Trying to figure out who Clinton rendered to Saudi Arabia, Pakistan, etc another interesting exercise.
It's absurd to think Bush is only able to keep the coalition in Iraq, Afgainistan, etc with signing statements.
Which signing statement said Congress is unconstitutionally failing to withdraw troops, and I'm going to go ahead and keep them there?
uuwonk:
December 23, 2007 03:42 AM | Permalink for this comment
Bush's lawyers have made some extravagant claims. Many of those claims have been rejected by the Supreme Court in, for example, Hamdan v. Rumsfeld in 2006. However, when the Supreme Court ruled that Bush's military tribunals were illegal, the response of Congress was to pass the Military Commissions Act of 2006 which explicitly gave Bush almost all the power he had claimed.
Lawyers' opinions are ephemeral. The 2006 act is the law of the land. I would argue that the main reason that Bush's power increased is that Congress wanted to increase it and passed several laws to that effect. These laws won't go away if a few White House lawyers are replaced.

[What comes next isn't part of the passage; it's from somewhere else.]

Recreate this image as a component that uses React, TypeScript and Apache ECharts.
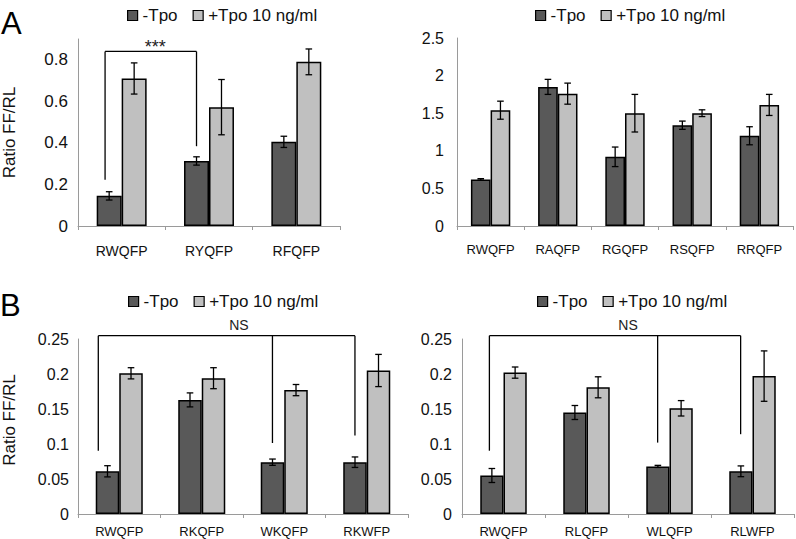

I would note that Senators Clinton, Obama, Dodd, and Biden all voted _against_ the 2006 Military Commissions Act. Perhaps an interesting question is whether they would, if elected, order military commissions convened. The law gives the president wide discretion.
Bill Baar:
December 23, 2007 09:29 AM | Permalink for this comment
Thanks UU Wonk.
I'm back with Stone, and Douglas on War Crime trials as fancy Judicial lynchings.
Consider Richard Reid, the shoe bomber; or Moussaoui the surviving 911 conspirator. Both now sitting out the rest of their lives in near total isolation at the supermax prison in Colorado.
They should never have been tried as a criminals. No one who has declared war and committed acts of war on America, can receive a fair trial before a US jury.
As combatants who fought outside the rules of war, they have no rights under the Geneva convention.
They are at the mercy of the United States.
And instead of sending him before a Court and jury, we could have sent thim to Gitmo for the duration of this war.
There they would have faced a Military Tribunal that would determine if they could be released, when no longer threats to the US (A judgement the tribunals don't have a good record with considering those released and then recaptured as combatants).
So life in isolation after a criminal trial for being at war with the American people, or take ones chances that this war will end sooner rather than later in Gitmo.
I suspect twenty years from now, Reid and Moussaoui will be insane in their cells from depreviation of human contact, with Bin Laden long dead, and Gitmo long closed.
The combatants there sent home with the war won, and Peace, Democracy and Liberal Islam flourishing in the Middle East.
Reid and Moussaui still locked down because of Democrats angling for votes portraying Bush as a fascist.